I beg you - build a world on hope. Build a world where our words shine in the darkness like the lights shining forth in the darkness, remembering two buildings, a world pointing to the good that was still holding us together on that infamous day. Build a community with words honoring those who gave their lives to save others, with words of the loving gestures of community come together, with a patriotism that returned dignity to those huddling in fear? 

 

Colossians 3:16 (NRSV)16 Let the word of Christ dwell in you richly; teach and admonish one another in all wisdom; and with gratitude in your hearts sing psalms, hymns, and spiritual songs to God. 

 

James may be pessimistic, but he rightly weaves words together as a master teacher.

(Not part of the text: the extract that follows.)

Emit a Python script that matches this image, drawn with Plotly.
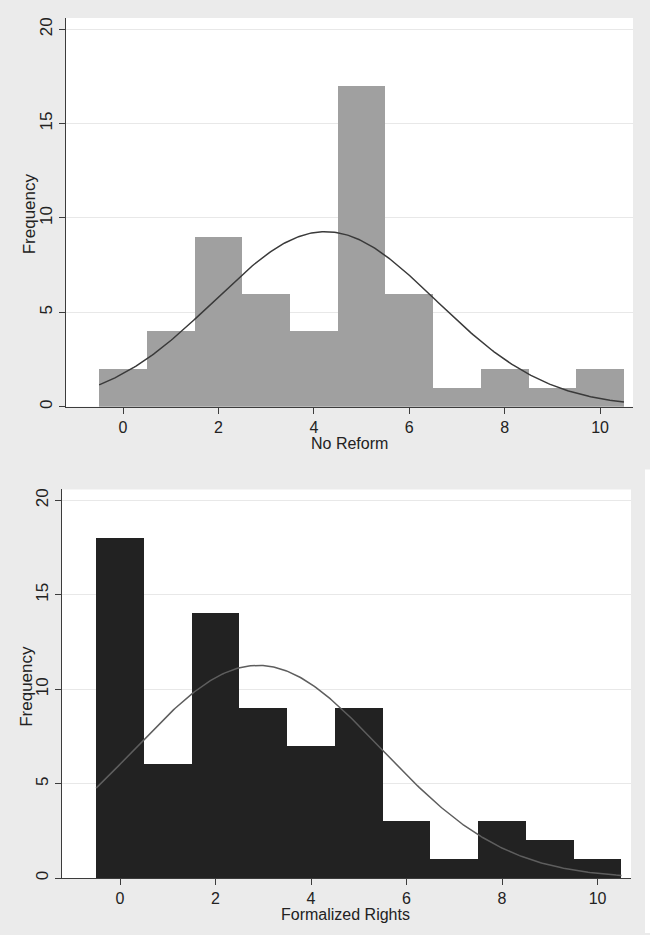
import numpy as np
import plotly.graph_objects as go

# ---- data ----
bins = [0, 1, 2, 3, 4, 5, 6, 7, 8, 9, 10]
no_reform_counts = [2, 4, 9, 6, 4, 17, 6, 1, 2, 1, 2]
formalized_counts = [18, 6, 14, 9, 7, 9, 3, 1, 3, 2, 1]
x_ticks = [0, 2, 4, 6, 8, 10]
y_ticks = [0, 5, 10, 15, 20]
x_titles = ["No Reform", "Formalized Rights"]


def normal_overlay(centers, counts):
    c = np.array(centers, float)
    n = np.array(counts, float)
    N = n.sum()
    mu = (c * n).sum() / N
    var = ((c - mu) ** 2 * n).sum() / (N - 1)
    sd = np.sqrt(var)
    xs = np.linspace(c.min() - 0.5, c.max() + 0.5, 300)
    ys = N / (sd * np.sqrt(2 * np.pi)) * np.exp(-(xs - mu) ** 2 / (2 * var))
    return xs, ys


W, H = 650, 935
BG = "#ebebeb"
FONT = "Liberation Sans, Arial, sans-serif"
FSX = 16
FSY = 17

fig = go.Figure()

panels = [
    dict(counts=no_reform_counts, bar="#a0a0a0", curve="#3a3a3a",
         px=(66, 633), py=(17, 407), xr=(-1.195, 10.69), yr=(0, 20.6),
         xa="x", ya="y", title_xy=(349, 443.5), ytitle_xy=(29, 213)),
    dict(counts=formalized_counts, bar="#222222", curve="#5e5e5e",
         px=(62, 631), py=(490, 880), xr=(-1.215, 10.70), yr=(0, 20.58),
         xa="x2", ya="y2", title_xy=(346, 916.5), ytitle_xy=(27, 688)),
]

annotations = []
for i, p in enumerate(panels):
    fig.add_trace(go.Bar(x=bins, y=p["counts"], width=1.0,
                         marker=dict(color=p["bar"], line=dict(width=0)),
                         xaxis=p["xa"], yaxis=p["ya"], showlegend=False))
    xs, ys = normal_overlay(bins, p["counts"])
    fig.add_trace(go.Scatter(x=xs, y=ys, mode="lines",
                             line=dict(color=p["curve"], width=1.5),
                             xaxis=p["xa"], yaxis=p["ya"], showlegend=False))
    suffix = "" if i == 0 else "2"
    xd = [p["px"][0] / W, p["px"][1] / W]
    yd = [1 - p["py"][1] / H, 1 - p["py"][0] / H]
    common = dict(showline=True, linecolor="#3c3c3c", linewidth=1,
                  ticks="outside", ticklen=6, tickcolor="#3c3c3c", tickwidth=1,
                  zeroline=False, fixedrange=True)
    fig.update_layout(**{
        "xaxis" + suffix: dict(domain=xd, range=list(p["xr"]), tickvals=x_ticks,
                               showgrid=False, anchor="y" + suffix,
                               tickfont=dict(family=FONT, size=FSX, color="#222222"),
                               **common),
        "yaxis" + suffix: dict(domain=yd, range=list(p["yr"]), tickvals=y_ticks,
                               showgrid=True, gridcolor="#e8e8e8", gridwidth=1,
                               tickangle=-90, anchor="x" + suffix,
                               tickfont=dict(family=FONT, size=FSY, color="#222222"),
                               **common),
    })
    fig.add_shape(type="rect", xref="paper", yref="paper", x0=xd[0], x1=xd[1],
                  y0=yd[0], y1=yd[1], fillcolor="white", line=dict(width=0),
                  layer="below")
    annotations.append(dict(text=x_titles[i], xref="paper", yref="paper",
                            x=p["title_xy"][0] / W, y=1 - p["title_xy"][1] / H,
                            showarrow=False, xanchor="center", yanchor="middle",
                            font=dict(family=FONT, size=FSX, color="#222222")))
    annotations.append(dict(text="Frequency", xref="paper", yref="paper",
                            x=p["ytitle_xy"][0] / W, y=1 - p["ytitle_xy"][1] / H,
                            showarrow=False, xanchor="center", yanchor="middle",
                            textangle=-90,
                            font=dict(family=FONT, size=FSY, color="#222222")))

# white seam on the right edge of the lower panel
fig.add_shape(type="rect", xref="paper", yref="paper", x0=645 / W, x1=1,
              y0=0, y1=1 - 470 / H, fillcolor="white", line=dict(width=0),
              layer="below")

fig.update_layout(width=W, height=H, margin=dict(l=0, r=0, t=0, b=0),
                  paper_bgcolor=BG, plot_bgcolor="rgba(0,0,0,0)",
                  bargap=0, annotations=annotations, showlegend=False)

fig.write_html("out.html", config={"displayModeBar": False},
               post_script="document.body.style.margin='0';"
                           "document.body.style.overflow='hidden';")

According to Martha Moore-Keish, “For James, the word (logos) of God, law (nomos), and wisdom (sophia) are nearly interchangeable terms, and God implants/imparts this word in order that we, the readers, might not just hear but also do it.”

 

Word, wisdom, and law intertwined, require intentionality of us working together to the point where they are one. They demand compassion and following the royal law to love our neighbors as ourselves. Listen to the words of others, don’t lash out with your own. Taming our tongues, naming with integrity and love, and directing/ordering our lives with words – this is what it is all about. Our words create our world and define who we are. What are you teaching with your words? Are you listening to Wisdom and James? Rather than fanning the flames of the fire of evil, will you harness your tongue building a world through wisdom, hope, and compassion through the fire of the Holy Spirit? Amen.